Slavic mythology is not as well attested as the beliefs of other contemporary societies, with records being sparse. Still, it appears that at least one of the main gods, if not THE main god, was a storm deity named Perun.
This god was a bearded man who rode around in a chariot drawn by a goat, and had an axe or hammer that he threw at his enemies but would always come back to him. Sound familiar? Yeah, it sounds like Perun was heavily influenced by Thor. There was also a World Tree involved in Slavic mythology, very much like Yggdrasil.
That said, Perun did have some traits he didn’t appear to share with his Norse counterpart. For instance, he frequently used a bow and arrow in addition to his axe, and was also known to have exploding golden apples, which might have represented ball lightning, in his arsenal. The oak was sacred to him, so his worship was often held in oak groves, and included the sacrifice of bulls. Perun is often mentioned in connection with another god, his enemy Veles.

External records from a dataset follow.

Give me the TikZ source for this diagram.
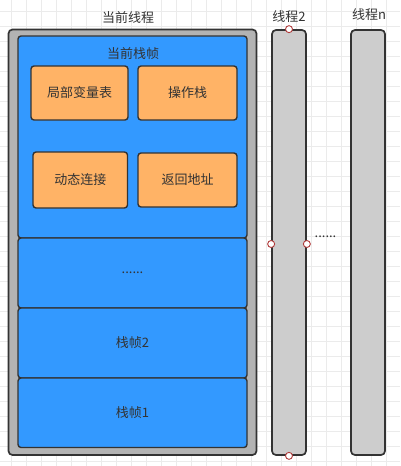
\documentclass[tikz,border=0pt]{standalone}
\usepackage{fontspec}
\setmainfont{Noto Sans CJK SC}
\definecolor{ink}{HTML}{333333}
\definecolor{gridline}{HTML}{EBEBEB}
\definecolor{threadfill}{HTML}{B3B3B3}
\definecolor{threadlight}{HTML}{CDCDCD}
\definecolor{framefill}{HTML}{3399FF}
\definecolor{slotfill}{HTML}{FFB366}
\definecolor{portline}{HTML}{B03A3A}
\tikzset{
  box/.style={draw=ink, inner sep=0pt, text=ink, font=\fontsize{13}{15}\selectfont},
  threadbox/.style={box, line width=1.7pt, fill=threadfill, rounded corners=4pt},
  lanebox/.style={box, line width=1.7pt, fill=threadlight, rounded corners=4pt},
  framebox/.style={box, line width=1.4pt, fill=framefill, rounded corners=3pt},
  slotbox/.style={box, line width=1.4pt, fill=slotfill, rounded corners=3pt},
  caption/.style={text=ink, inner sep=0pt, font=\fontsize{13}{15}\selectfont},
  port/.style={circle, draw=portline, fill=white, line width=0.9pt, inner sep=0pt, minimum size=7pt},
}
\begin{document}
\begin{tikzpicture}[x=1pt, y=-1pt]
  % canvas and background grid
  \fill[white] (0,0) rectangle (400,466);
  \useasboundingbox (0,0) rectangle (400,466);
  \foreach \k in {0,...,26} \draw[gridline, line width=1pt] (11.5+15*\k,0) -- (11.5+15*\k,466);
  \foreach \k in {0,...,30} \draw[gridline, line width=1pt] (0,11+15*\k) -- (400,11+15*\k);

  % current thread with its stack
  \node[caption] (tcurT) at (128,17.5) {当前线程};
  \node[threadbox, minimum width=248pt, minimum height=425.5pt] (tcur) at (132.5,242.25) {};

  \node[framebox, minimum width=229pt, minimum height=202pt] (fcur) at (132.5,137) {};
  \node[caption] (fcurT) at (133,54) {当前栈帧};
  \node[slotbox, minimum width=97pt, minimum height=54pt] (locals) at (79.5,93) {局部变量表};
  \node[slotbox, minimum width=99pt, minimum height=54pt] (operand) at (187.5,93) {操作栈};
  \node[slotbox, minimum width=94.5pt, minimum height=56pt] (dynlink) at (80.25,180) {动态连接};
  \node[slotbox, minimum width=99pt, minimum height=54pt] (retaddr) at (187.5,180) {返回地址};

  \node[framebox, minimum width=229pt, minimum height=70pt] (fdots) at (132.5,273) {......};
  \node[framebox, minimum width=229pt, minimum height=70pt] (f2) at (132.5,343) {栈帧2};
  \node[framebox, minimum width=229pt, minimum height=69.5pt] (f1) at (132.5,412.75) {栈帧1};

  % other threads
  \node[caption] (t2T) at (289,17) {线程2};
  \node[lanebox, minimum width=34pt, minimum height=425pt] (t2) at (289,242.5) {};
  \node[caption] (tnT) at (369,15) {线程n};
  \node[lanebox, minimum width=34pt, minimum height=425pt] (tn) at (368,242.5) {};
  \node[caption] (tdots) at (325.5,237) {......};

  % connection points of thread 2
  \node[port] (p2n) at (t2.north) {};
  \node[port] (p2s) at (t2.south) {};
  \node[port] (p2w) at ([yshift=-1.5pt]t2.west) {};
  \node[port] (p2e) at ([yshift=-1.5pt]t2.east) {};
\end{tikzpicture}
\end{document}
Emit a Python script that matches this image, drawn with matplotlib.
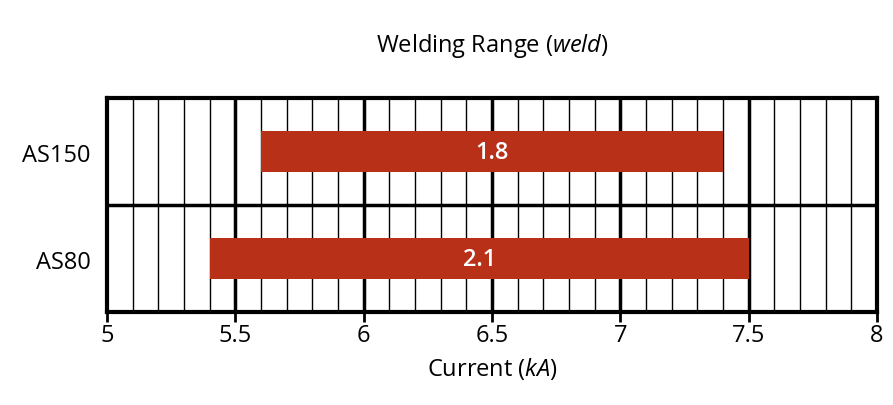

While Veles was a trickster who bore some similarity to Loki, there appears to have been more to him than that. He was the god of the underworld and the dead, but also the protector of cattle. In addition, he was connected with both magic, music, and wealth. In his ongoing struggle with Perun, he would frequently hide behind people and objects, explaining why lightning struck seemingly at random. When Perun really did hit Veles, the latter would return to his underworld, but he’d be back again later.
So what happened to these gods? Well, once Christianity became the main religion in Russia and other nearby countries, a lot of the traits of Perun were transferred to the prophet Elijah. Veles was associated with the Devil, but apparently also with Saints Blaise (as protector of cattle) and Nicholas (as giver of wealth). So I suppose you could say they both lived on in their own way.